### What is being asked:
Start at the top of the records and, please, print each line exactly through the line that contains "(h27) at (908,35)", leaving out all pictures.

Code that draws figures:
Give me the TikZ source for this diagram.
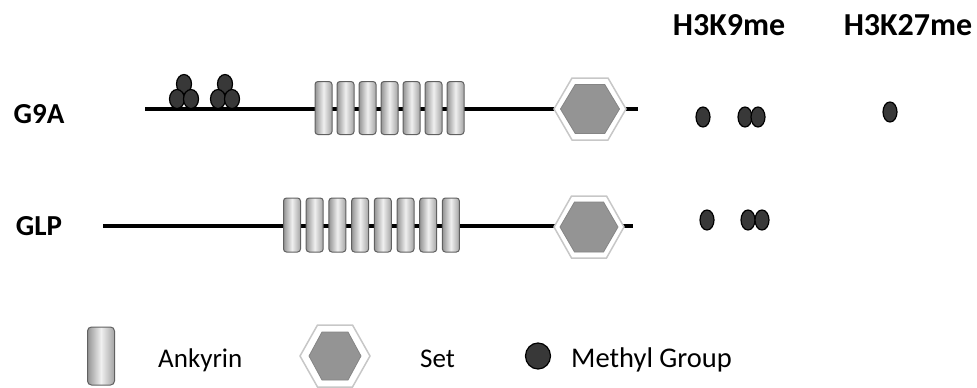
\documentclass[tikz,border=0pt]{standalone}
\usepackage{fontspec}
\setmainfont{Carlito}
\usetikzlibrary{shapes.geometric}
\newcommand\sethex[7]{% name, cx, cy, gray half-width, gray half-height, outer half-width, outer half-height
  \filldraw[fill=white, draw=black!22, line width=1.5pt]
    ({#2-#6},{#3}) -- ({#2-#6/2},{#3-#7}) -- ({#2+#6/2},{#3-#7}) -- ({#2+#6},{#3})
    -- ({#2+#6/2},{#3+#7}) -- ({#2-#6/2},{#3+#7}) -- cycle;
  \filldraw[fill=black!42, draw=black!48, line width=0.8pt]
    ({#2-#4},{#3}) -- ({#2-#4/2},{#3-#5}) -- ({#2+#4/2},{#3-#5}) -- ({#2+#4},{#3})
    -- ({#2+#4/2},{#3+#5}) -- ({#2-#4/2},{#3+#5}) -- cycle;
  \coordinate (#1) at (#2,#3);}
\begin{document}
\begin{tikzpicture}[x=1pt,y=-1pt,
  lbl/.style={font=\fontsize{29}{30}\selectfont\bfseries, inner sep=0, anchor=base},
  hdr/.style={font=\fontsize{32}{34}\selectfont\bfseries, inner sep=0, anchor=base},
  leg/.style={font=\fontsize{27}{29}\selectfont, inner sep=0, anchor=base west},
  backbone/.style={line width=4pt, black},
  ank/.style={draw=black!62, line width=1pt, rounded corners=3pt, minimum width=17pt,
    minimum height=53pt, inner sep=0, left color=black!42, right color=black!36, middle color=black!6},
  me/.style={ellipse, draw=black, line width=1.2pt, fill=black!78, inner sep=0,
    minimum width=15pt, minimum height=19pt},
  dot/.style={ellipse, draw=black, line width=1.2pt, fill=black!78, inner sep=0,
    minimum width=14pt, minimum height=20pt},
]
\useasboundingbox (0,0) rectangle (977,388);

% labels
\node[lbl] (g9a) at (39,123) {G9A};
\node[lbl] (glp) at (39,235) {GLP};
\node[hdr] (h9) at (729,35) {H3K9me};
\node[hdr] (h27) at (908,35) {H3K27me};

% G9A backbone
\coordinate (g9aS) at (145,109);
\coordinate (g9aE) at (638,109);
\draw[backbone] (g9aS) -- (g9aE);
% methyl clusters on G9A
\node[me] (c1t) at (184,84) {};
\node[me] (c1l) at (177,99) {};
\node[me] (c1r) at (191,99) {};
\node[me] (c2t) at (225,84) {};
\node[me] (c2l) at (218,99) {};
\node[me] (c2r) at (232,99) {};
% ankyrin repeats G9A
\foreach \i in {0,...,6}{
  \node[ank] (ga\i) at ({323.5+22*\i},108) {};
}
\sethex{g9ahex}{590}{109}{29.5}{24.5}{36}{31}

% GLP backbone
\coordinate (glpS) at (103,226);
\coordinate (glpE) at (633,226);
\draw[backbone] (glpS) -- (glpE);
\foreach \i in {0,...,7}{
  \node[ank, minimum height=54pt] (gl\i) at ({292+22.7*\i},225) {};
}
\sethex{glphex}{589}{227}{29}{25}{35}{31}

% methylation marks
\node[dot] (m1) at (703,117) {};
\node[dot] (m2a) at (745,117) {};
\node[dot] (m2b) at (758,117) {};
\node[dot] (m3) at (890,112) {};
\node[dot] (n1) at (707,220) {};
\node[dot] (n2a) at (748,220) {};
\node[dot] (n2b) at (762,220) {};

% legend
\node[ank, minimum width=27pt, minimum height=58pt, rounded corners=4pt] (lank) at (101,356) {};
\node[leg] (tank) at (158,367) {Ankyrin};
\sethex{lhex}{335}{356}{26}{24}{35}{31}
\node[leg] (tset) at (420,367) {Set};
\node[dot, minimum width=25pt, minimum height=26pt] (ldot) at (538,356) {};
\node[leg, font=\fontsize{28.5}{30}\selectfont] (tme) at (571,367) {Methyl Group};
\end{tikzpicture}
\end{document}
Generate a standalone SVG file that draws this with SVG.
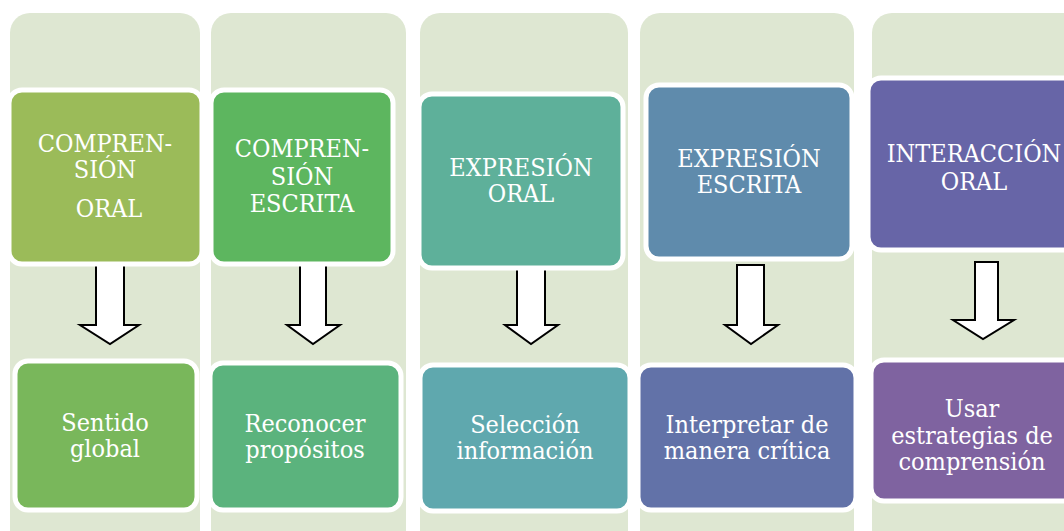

### Full output:
Give me the TikZ source for this diagram.
\documentclass[tikz,border=0pt]{standalone}
\usepackage{fontspec}
\setmainfont{Carlito}
\usetikzlibrary{shapes.geometric}
\newcommand\sethex[7]{% name, cx, cy, gray half-width, gray half-height, outer half-width, outer half-height
  \filldraw[fill=white, draw=black!22, line width=1.5pt]
    ({#2-#6},{#3}) -- ({#2-#6/2},{#3-#7}) -- ({#2+#6/2},{#3-#7}) -- ({#2+#6},{#3})
    -- ({#2+#6/2},{#3+#7}) -- ({#2-#6/2},{#3+#7}) -- cycle;
  \filldraw[fill=black!42, draw=black!48, line width=0.8pt]
    ({#2-#4},{#3}) -- ({#2-#4/2},{#3-#5}) -- ({#2+#4/2},{#3-#5}) -- ({#2+#4},{#3})
    -- ({#2+#4/2},{#3+#5}) -- ({#2-#4/2},{#3+#5}) -- cycle;
  \coordinate (#1) at (#2,#3);}
\begin{document}
\begin{tikzpicture}[x=1pt,y=-1pt,
  lbl/.style={font=\fontsize{29}{30}\selectfont\bfseries, inner sep=0, anchor=base},
  hdr/.style={font=\fontsize{32}{34}\selectfont\bfseries, inner sep=0, anchor=base},
  leg/.style={font=\fontsize{27}{29}\selectfont, inner sep=0, anchor=base west},
  backbone/.style={line width=4pt, black},
  ank/.style={draw=black!62, line width=1pt, rounded corners=3pt, minimum width=17pt,
    minimum height=53pt, inner sep=0, left color=black!42, right color=black!36, middle color=black!6},
  me/.style={ellipse, draw=black, line width=1.2pt, fill=black!78, inner sep=0,
    minimum width=15pt, minimum height=19pt},
  dot/.style={ellipse, draw=black, line width=1.2pt, fill=black!78, inner sep=0,
    minimum width=14pt, minimum height=20pt},
]
\useasboundingbox (0,0) rectangle (977,388);

% labels
\node[lbl] (g9a) at (39,123) {G9A};
\node[lbl] (glp) at (39,235) {GLP};
\node[hdr] (h9) at (729,35) {H3K9me};
\node[hdr] (h27) at (908,35) {H3K27me};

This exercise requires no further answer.